Il secondo metodo è l’approccio dei tre giorni o svedese o partecipato, che si è affermato in Italia dal 2015 e prevede che il bambino e un caregiver trascorrano l’intera giornata al nido, fino a sei ore se quella sarà la fascia oraria del bambino, per tre giorni consecutivi, così da vivere in modo immersivo ambienti, routine e tutto il contesto educativo famiglia e bambino insieme. Il gruppo educativo avrà un ruolo propositivo ma soprattutto osservativo, il genitore avrà un ruolo attivo, perché sarà lui a cambiare il bambino, a condividere il momento del pasto e ad addormentarlo.

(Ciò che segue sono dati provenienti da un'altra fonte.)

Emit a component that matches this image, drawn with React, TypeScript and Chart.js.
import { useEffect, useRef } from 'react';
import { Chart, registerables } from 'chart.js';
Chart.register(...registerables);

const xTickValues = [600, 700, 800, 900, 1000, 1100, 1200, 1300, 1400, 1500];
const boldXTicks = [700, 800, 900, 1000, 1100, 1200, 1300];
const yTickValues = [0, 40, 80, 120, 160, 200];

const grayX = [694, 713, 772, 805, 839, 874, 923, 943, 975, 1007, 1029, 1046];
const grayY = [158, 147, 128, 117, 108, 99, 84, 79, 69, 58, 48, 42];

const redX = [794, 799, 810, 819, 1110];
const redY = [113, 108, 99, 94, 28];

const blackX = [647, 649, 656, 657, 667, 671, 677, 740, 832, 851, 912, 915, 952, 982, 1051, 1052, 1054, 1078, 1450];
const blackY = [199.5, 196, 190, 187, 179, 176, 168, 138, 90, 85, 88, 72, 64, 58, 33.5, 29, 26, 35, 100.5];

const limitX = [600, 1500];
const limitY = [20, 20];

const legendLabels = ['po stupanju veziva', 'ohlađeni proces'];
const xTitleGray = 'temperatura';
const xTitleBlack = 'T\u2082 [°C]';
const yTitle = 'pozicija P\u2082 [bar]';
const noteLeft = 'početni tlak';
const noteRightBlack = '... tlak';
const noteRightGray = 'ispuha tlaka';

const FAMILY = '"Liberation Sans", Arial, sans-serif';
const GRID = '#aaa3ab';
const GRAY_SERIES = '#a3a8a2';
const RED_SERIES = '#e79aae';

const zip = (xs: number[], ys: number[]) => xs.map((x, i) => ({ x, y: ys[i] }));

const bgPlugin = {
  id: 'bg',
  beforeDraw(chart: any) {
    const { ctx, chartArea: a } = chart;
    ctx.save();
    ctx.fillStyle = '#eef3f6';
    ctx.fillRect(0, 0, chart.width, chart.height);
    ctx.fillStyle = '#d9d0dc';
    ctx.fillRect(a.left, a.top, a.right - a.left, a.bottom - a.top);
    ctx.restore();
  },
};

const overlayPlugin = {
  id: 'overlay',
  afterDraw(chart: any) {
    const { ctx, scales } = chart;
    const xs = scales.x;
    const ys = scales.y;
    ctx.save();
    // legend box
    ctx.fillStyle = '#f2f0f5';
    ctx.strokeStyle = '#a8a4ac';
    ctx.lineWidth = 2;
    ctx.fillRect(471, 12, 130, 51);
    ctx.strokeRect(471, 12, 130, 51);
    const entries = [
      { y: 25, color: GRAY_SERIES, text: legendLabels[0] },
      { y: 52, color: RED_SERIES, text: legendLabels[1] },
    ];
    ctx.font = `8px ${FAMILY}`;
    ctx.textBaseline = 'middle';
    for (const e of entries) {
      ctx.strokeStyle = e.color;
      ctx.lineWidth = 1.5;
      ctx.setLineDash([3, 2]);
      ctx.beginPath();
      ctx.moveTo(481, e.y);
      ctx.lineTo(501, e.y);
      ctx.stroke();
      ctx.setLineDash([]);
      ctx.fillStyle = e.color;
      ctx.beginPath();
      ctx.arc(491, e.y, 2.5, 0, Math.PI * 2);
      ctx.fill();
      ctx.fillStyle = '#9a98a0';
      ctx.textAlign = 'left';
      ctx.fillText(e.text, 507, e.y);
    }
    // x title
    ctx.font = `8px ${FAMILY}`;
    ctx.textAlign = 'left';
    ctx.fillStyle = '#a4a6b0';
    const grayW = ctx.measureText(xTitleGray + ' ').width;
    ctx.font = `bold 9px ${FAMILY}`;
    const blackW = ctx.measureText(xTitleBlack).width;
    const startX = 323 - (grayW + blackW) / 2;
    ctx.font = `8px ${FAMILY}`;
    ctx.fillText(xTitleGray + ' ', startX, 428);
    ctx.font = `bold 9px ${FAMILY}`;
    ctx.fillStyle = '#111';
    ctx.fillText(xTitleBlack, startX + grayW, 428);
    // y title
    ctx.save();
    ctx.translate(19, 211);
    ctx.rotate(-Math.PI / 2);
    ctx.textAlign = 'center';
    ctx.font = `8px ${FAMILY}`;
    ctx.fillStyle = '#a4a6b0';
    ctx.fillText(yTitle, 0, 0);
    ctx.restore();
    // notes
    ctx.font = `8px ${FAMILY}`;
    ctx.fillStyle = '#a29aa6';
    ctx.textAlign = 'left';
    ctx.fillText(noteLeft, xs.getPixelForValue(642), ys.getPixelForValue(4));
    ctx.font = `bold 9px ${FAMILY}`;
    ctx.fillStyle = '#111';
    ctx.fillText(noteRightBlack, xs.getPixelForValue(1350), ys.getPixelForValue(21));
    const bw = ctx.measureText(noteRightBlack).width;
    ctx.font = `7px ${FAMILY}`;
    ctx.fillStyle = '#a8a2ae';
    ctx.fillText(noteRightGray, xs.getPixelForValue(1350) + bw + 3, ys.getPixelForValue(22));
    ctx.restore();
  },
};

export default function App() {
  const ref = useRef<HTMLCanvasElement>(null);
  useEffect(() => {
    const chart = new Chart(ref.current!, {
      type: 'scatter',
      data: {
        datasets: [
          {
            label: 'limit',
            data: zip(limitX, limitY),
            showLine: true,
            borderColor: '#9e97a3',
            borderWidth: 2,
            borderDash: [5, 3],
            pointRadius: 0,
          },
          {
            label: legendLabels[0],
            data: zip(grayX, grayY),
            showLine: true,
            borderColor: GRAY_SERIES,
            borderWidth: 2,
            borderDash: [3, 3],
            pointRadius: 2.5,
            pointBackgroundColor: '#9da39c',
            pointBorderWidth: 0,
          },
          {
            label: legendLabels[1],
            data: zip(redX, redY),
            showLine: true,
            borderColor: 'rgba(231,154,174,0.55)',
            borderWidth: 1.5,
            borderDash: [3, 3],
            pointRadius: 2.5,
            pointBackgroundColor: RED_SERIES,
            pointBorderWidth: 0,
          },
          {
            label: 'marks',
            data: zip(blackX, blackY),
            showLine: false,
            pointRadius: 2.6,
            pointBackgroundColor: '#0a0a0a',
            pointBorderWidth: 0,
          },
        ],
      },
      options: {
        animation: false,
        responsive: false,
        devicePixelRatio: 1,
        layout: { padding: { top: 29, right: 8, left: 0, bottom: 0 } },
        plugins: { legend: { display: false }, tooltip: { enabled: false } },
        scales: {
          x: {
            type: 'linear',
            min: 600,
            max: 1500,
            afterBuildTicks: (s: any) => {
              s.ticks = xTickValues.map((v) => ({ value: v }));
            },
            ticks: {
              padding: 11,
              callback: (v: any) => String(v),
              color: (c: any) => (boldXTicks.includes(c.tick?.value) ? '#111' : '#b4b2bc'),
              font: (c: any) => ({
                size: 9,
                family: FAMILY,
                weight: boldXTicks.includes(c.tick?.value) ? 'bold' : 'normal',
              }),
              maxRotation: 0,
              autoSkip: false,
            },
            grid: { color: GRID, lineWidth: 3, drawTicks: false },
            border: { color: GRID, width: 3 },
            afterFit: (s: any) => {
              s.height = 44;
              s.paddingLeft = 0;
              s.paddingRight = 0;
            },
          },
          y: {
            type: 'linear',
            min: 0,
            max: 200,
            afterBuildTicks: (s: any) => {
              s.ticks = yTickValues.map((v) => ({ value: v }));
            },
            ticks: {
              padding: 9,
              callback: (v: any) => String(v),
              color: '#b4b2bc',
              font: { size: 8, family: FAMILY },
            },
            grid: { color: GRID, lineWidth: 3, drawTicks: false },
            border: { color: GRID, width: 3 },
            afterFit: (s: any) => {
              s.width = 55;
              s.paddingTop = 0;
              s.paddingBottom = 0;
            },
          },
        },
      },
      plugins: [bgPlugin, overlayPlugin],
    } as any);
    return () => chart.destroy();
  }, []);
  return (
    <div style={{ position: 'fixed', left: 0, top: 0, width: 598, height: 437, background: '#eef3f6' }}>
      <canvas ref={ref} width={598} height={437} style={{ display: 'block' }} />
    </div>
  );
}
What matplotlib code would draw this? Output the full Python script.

Dal quarto giorno, il bambino rimarrà al nido senza genitore, ma nei tre giorni precedenti avrà familiarizzato con i tempi, gli spazi e quelle educatrici con cui la sua figura parentale ha potuto confrontarsi e collaborare nella sua cura e nel gioco, e potrà fidarsi perché ha costruito un’esperienza positiva in quel contesto insieme alla sua figura di riferimento familiare.
I pianti ci saranno sempre, sia nel primo sia nel secondo metodo di ambientamento, ma quello che un educatore sa bene è che il pianto è una forma di espressione che va accolta, compresa e rilanciata. Per fortuna nel 2024 le Onmi non esistono più e i bambini hanno la possibilità di fare l’ambientamento, vivere un’esperienza positiva e intraprendere un percorso educativo di qualità.